-- WHAT THE TASK REQUIRES --
Make an exact copy, from the records below, of the lines from the line containing "Emit a Python" to the line containing "import seaborn as sns", both lines included, excluding pictures.

-- DATA LISTING --
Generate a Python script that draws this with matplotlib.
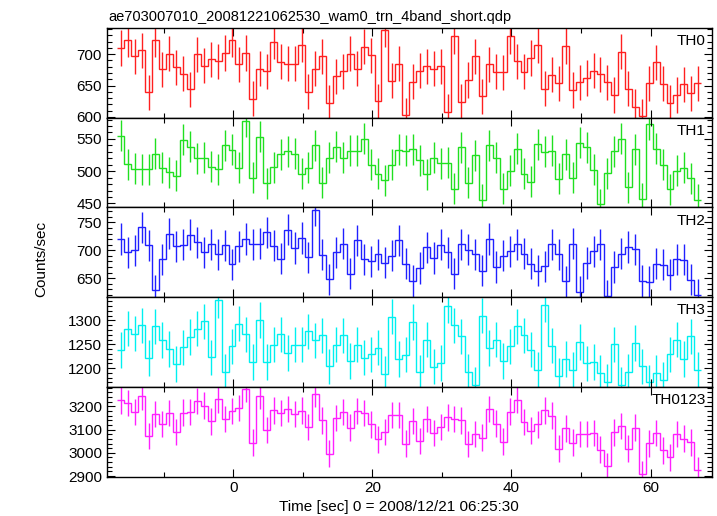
---
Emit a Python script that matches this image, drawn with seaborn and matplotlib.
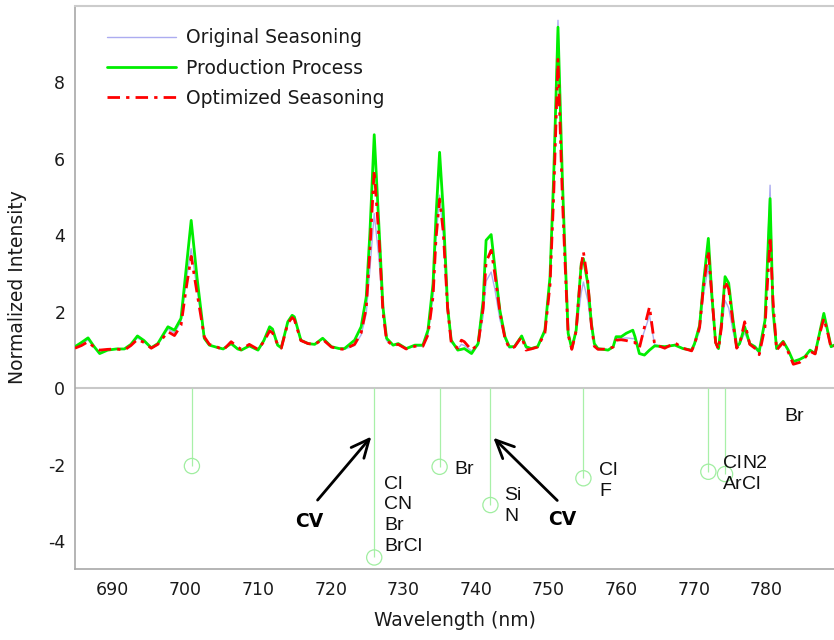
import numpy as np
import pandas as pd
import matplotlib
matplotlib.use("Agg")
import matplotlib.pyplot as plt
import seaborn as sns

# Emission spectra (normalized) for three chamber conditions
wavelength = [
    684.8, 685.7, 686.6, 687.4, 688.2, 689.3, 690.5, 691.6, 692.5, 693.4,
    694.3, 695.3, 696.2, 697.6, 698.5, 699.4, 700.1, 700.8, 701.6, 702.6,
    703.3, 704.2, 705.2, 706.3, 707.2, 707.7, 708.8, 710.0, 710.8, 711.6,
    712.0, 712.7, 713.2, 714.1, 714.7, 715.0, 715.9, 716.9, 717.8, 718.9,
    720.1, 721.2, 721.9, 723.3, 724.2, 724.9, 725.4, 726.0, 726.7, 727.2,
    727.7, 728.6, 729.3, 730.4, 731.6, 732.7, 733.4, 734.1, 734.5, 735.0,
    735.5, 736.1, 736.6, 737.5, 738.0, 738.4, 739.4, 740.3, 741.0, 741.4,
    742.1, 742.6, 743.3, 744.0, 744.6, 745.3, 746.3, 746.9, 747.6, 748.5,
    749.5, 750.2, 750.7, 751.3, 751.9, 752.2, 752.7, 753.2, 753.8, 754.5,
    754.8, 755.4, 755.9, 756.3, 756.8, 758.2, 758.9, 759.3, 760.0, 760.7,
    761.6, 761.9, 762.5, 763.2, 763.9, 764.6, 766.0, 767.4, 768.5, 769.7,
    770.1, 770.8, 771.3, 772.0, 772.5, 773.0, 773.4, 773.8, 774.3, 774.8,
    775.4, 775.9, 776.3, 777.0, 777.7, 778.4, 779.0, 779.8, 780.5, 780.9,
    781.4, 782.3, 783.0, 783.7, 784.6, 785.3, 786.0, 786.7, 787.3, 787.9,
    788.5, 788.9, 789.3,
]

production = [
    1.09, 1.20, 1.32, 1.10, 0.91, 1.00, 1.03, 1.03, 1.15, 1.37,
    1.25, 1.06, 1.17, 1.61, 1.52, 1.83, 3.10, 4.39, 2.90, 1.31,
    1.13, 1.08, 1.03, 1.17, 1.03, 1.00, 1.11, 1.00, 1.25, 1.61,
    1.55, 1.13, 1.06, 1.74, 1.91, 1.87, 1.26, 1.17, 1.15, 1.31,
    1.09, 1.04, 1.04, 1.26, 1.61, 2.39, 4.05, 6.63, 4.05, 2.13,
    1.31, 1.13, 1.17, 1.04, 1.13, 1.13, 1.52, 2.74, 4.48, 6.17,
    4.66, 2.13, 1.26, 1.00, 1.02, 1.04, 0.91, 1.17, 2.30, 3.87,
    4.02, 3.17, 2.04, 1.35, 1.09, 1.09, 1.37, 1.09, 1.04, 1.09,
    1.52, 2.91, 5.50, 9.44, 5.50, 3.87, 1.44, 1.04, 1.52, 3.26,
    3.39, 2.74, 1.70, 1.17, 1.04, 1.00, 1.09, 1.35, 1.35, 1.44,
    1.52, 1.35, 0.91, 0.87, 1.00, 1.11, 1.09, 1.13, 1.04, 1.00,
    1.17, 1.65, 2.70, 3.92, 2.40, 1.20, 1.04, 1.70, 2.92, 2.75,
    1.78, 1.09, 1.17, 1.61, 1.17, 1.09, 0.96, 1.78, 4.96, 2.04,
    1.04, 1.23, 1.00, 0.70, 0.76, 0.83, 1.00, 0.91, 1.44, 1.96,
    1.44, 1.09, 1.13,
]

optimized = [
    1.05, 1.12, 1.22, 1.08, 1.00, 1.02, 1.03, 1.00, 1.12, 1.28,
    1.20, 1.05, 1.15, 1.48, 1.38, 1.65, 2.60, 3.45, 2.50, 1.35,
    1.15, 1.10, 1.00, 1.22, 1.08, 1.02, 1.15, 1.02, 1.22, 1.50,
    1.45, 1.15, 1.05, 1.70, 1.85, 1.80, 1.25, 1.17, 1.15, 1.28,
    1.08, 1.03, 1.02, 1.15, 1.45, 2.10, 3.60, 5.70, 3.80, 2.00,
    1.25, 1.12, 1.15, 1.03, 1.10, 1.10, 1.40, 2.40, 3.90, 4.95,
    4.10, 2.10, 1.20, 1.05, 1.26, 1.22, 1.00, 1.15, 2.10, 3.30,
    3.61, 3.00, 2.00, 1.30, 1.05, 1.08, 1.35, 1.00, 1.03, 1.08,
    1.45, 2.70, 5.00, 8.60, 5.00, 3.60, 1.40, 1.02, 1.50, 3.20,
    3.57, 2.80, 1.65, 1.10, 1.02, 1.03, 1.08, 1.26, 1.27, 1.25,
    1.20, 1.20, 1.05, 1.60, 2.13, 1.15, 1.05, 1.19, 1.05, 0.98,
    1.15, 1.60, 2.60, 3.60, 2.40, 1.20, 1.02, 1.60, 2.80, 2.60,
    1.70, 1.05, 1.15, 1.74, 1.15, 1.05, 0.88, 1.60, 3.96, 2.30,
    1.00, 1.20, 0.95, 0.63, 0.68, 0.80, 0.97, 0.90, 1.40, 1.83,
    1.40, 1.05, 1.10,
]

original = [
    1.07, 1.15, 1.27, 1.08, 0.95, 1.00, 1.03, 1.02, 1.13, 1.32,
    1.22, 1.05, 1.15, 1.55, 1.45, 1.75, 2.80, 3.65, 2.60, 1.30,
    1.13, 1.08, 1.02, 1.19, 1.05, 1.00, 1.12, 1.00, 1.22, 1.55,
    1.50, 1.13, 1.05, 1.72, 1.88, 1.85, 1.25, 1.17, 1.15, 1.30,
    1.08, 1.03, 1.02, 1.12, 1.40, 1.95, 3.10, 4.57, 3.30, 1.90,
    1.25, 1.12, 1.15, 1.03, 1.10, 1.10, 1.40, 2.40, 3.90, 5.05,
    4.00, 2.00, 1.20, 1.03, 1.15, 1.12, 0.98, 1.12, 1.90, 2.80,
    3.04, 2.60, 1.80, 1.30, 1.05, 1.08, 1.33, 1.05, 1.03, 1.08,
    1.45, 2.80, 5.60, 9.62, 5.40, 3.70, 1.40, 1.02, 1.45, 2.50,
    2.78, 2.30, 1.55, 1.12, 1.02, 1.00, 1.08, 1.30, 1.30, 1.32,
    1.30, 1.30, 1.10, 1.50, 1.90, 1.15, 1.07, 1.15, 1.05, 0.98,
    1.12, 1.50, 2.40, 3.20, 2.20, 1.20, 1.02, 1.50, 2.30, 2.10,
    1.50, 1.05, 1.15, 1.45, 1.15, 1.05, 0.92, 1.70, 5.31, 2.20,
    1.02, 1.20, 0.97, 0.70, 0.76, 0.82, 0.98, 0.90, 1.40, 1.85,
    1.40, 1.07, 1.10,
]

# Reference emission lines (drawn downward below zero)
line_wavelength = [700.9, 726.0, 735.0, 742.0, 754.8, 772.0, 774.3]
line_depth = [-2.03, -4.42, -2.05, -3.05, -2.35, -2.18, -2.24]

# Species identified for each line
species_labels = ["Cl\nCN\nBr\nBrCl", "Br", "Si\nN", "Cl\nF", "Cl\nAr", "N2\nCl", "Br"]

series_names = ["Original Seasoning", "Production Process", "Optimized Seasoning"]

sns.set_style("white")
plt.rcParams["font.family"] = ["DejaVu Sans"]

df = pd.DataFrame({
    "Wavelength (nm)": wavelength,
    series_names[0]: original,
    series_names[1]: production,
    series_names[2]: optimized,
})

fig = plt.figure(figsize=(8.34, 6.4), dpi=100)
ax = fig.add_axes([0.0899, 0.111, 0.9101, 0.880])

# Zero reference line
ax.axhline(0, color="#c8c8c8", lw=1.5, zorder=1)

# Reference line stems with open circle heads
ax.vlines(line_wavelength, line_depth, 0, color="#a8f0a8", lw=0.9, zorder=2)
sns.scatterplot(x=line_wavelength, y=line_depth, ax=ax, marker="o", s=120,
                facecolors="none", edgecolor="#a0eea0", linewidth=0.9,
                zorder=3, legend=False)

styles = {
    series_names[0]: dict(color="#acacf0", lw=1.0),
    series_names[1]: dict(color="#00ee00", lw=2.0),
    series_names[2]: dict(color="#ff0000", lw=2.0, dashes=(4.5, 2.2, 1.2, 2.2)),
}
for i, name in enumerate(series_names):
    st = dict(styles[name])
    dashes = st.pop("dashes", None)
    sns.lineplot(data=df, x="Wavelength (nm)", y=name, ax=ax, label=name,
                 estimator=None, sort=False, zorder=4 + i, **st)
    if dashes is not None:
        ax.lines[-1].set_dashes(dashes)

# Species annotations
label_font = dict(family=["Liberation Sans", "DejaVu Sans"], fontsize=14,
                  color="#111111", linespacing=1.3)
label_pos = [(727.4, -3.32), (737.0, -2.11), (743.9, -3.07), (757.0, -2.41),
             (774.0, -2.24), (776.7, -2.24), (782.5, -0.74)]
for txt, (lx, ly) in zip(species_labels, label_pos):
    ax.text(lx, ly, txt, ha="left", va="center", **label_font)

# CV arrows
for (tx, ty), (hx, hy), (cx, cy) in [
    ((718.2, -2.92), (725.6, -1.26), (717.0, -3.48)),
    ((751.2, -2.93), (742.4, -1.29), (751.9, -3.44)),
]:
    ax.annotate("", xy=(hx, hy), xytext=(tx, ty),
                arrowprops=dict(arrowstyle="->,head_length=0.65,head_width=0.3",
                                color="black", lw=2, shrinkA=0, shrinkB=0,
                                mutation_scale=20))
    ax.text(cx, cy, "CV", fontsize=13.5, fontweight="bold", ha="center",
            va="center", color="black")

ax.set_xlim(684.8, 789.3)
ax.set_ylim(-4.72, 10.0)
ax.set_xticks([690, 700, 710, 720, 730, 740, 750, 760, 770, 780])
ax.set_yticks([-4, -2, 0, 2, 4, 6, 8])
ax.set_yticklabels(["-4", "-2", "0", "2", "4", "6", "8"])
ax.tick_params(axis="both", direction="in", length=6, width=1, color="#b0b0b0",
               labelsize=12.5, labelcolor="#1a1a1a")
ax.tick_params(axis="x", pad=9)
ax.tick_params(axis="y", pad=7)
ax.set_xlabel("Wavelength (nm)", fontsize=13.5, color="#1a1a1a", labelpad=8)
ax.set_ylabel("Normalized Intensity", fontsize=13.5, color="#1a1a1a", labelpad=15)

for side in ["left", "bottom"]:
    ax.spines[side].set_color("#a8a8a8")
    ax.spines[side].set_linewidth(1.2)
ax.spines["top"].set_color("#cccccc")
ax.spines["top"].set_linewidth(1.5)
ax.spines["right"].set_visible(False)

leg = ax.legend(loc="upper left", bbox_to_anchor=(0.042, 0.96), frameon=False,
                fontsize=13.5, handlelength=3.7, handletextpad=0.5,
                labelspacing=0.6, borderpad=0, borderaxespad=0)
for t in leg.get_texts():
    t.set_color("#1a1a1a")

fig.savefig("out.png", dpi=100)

-- SOLUTION TO THIS PROBLEM --
Emit a Python script that matches this image, drawn with seaborn and matplotlib.
import numpy as np
import pandas as pd
import matplotlib
matplotlib.use("Agg")
import matplotlib.pyplot as plt
import seaborn as sns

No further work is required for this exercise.